Well, cast 'Raise Thread' and I will be glad to banter about a better, less complex way of doing it. :)
 

Celebrim said:
Remathilis: And yet it is amazing how many successful rules sets there have been where there wasn't an assumption of universal competency. How did millions of gamers playing scores of systems manage?

I think Nifft and Patryn did a good job answering that. Before 3e, D&D didn't have upward scaling ACs (something every other RPG did have in some form or another, higher was better). Things evolve.
 

Celebrim said:
So the first thing you need to do is come up with some rules for what the base difficulty of spotting someone is depending on the available cover or concealment. If you hide in something that provides 100% cover, your hide skill doesn't have a large effect on the chance of going unseen. On the opposite end up the spectrum, if you hide in a bare room the sneaky guy is almost as likely to be seen as the non-sneaky guy.

Patryn of Elvenshae said:
Full Cover is, occasionally, extremely useful.

Aha!
So, putting together Celebrim's and Patryn's ideas, I've got a new strategy.

1. A person in total cover is hidden and doesn't need to make a hide roll.
2. A person with a tower shield can use the shield for total cover.
therefore: A person with a tower shield is hidden and doesn't need to make a hide roll.

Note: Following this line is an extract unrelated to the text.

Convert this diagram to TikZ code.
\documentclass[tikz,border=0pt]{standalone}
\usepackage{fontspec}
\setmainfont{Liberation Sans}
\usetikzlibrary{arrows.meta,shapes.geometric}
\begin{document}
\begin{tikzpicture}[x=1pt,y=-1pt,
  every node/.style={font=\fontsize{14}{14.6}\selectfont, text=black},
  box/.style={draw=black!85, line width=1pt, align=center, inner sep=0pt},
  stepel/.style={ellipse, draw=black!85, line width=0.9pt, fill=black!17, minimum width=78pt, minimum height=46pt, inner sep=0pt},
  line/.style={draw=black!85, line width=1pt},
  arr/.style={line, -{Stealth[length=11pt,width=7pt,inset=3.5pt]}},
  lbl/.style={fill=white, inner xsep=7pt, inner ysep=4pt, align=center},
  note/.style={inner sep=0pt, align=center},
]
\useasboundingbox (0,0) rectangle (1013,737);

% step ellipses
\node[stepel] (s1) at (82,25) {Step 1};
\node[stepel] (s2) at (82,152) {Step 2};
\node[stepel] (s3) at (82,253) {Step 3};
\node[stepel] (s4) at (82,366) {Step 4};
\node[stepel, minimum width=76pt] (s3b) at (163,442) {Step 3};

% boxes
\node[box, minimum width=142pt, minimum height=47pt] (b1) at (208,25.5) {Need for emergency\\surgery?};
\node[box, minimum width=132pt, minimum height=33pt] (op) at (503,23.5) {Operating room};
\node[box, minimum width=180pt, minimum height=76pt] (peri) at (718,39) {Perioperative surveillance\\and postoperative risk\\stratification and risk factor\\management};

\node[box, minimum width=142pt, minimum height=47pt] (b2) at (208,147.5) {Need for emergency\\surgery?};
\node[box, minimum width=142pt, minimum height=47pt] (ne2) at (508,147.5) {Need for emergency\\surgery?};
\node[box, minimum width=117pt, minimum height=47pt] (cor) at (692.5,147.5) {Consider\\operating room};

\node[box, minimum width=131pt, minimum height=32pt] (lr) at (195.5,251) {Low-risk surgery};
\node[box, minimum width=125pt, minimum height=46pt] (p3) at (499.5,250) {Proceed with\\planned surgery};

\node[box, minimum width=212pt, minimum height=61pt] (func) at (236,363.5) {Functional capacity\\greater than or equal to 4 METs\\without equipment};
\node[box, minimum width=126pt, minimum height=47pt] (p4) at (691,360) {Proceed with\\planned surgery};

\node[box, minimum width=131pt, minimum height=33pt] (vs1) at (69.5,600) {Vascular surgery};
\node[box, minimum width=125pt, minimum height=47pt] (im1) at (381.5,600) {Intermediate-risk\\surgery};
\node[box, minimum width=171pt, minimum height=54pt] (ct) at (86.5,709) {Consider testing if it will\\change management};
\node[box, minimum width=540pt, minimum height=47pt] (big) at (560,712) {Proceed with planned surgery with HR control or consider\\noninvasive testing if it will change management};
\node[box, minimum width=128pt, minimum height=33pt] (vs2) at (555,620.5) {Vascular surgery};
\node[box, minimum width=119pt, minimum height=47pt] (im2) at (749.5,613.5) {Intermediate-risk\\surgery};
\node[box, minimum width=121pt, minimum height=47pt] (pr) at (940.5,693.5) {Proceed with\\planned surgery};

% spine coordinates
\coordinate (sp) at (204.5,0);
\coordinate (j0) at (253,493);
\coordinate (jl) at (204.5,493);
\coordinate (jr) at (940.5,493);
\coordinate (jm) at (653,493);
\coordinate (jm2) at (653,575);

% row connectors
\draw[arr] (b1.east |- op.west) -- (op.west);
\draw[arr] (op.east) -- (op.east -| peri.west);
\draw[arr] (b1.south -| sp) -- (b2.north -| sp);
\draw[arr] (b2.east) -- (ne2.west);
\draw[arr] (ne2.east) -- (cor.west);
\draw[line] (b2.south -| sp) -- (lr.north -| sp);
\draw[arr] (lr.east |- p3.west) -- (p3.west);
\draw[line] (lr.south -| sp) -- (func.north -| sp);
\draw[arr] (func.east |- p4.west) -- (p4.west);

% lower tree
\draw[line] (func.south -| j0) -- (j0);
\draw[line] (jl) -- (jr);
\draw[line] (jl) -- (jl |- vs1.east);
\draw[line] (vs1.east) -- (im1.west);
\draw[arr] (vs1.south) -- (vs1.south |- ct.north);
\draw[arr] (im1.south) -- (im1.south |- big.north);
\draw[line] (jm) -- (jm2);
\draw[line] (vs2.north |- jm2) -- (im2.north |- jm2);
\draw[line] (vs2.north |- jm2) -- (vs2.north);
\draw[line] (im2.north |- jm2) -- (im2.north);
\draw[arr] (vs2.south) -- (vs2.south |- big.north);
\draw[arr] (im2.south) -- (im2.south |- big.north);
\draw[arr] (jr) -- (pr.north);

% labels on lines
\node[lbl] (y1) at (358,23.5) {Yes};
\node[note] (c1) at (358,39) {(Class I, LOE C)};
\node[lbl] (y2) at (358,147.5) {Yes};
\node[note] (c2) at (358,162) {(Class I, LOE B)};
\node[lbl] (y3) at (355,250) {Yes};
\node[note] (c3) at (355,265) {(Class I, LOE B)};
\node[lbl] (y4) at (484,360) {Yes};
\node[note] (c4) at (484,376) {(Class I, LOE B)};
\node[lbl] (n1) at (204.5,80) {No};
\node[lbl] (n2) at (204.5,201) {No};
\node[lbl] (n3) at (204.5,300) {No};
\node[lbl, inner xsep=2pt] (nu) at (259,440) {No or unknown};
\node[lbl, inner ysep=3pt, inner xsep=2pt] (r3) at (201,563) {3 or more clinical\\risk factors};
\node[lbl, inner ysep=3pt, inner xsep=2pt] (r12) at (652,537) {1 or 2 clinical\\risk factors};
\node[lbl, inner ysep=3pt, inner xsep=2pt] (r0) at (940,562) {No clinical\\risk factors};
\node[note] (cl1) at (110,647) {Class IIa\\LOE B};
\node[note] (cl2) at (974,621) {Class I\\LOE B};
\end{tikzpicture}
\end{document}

This is great! so my party of 2 fighters and 2 clerics, all wearing plate armor and tower shields, can sneak up on a camp of hobgoblin mercenaries. I can just imagine the guards:

Guard1: "Keep a close watch: we've kidnapped the heir to the throne and the humans are sure to attack! Have you seen anything unusual?"
Guard2: "Nope. I've been watching the lands closely, all the way to the horizon. Nobody is approaching."
Guard1: "That's great.... but say, what are those 4 shields doing about 100 yards that way?"
Guard2: "Those shields? they are nothing. They've been creeping closer and closer for the past hour, but there certainly isn't anything to be worried about. I would have seen something by now."
Guard1: "Very well. Carry on."
 

olshanski said:
Aha!
So, putting together Celebrim's and Patryn's ideas, I've got a new strategy.

1. A person in total cover is hidden and doesn't need to make a hide roll.
2. A person with a tower shield can use the shield for total cover.
therefore: A person with a tower shield is hidden and doesn't need to make a hide roll.

Funny, but true.

Of course, the strategy - while sound on one level - does have a drawback or two.
 

Nifft said:
D&D previously had no skills at all (unless you were a Rogue). We managed back then... but the game is better now, and easier to manage.

Yes, as DM of both systems, I'm aware of that. But my particular complaint was that universal competancy was a rather rare thing in extant rule sets. I don't recall encountering it in RIFTS, GURPS, Chaosium CoC, WEG Star Wars, Chill 2nd edition, WoD, BESM, or well - anywhere. Now, on the other hand skill systems are pretty darn common. D&D's lack of a skill system was - though preferred by a small audience - frequently cited as a source of frustration for the longest time before 3rd edition came along. Certainly it was part of what sent me to GURPS.

I wasn't asking how people managed without a skill system. I know how people manage without a skill system. I was asking how players managed without universal competancy. Granted, that is also a rhetorical question, but it seems like the impression of everyone else here is that things never worked without it.

It's not enough to cite past improvements in the game to justify any particular change. Those past improvements or changes justify or don't justify only themselves. You have to justify this change on its own merits.

And I'm telling you right now, it isn't going to 'work'. By that I mean, it isn't going to accomplish what seems to be the key issue here - allowing a player to do anything he wants with a character with a reasonable chance of success. A year from now I can tell you what the reoccuring threads will look like. Just as people whined and whined about how they had to have per encounter abilities so that there Wizard wouldn't have to resort to using a crossbow, just like they complained about how low level characters weren't fun because they didn't have enough options, a year from now you are going to have threads were people complain that the system works 'ok' at high levels, but low levels no one 'has any options'. Everyone's nontrained skills are still too low to be useful, and so they have to resort to combat. And, they'll be complaining about how the 25% or 50% or larger gap in the chance of success is still too large.

Lots of successful rule sets don't have dragons, or ninjas, or zombies, or monkeys, or dinosaurs, or spellcasters -- so what? D&D is better for having all those things, and D&D is better for having a better skill system.

Yeah, by definition its better if its better. But, I don't see it as better. Mostly, its just going to be different and create different problems and be the source of alot of complaining. It's yet another power creep thats going to end up scaling up numbers, which scale up challenges, which scale up numbers, like we've seen ever since early in 3.X. This time next year they'll be whining about how multiclassing skills doesn't work, how they can't dabble, how there isn't enough diversity or flexibility, and this and that, and they'll still be reoccuring threads on how hide/spot doesn't work and so forth.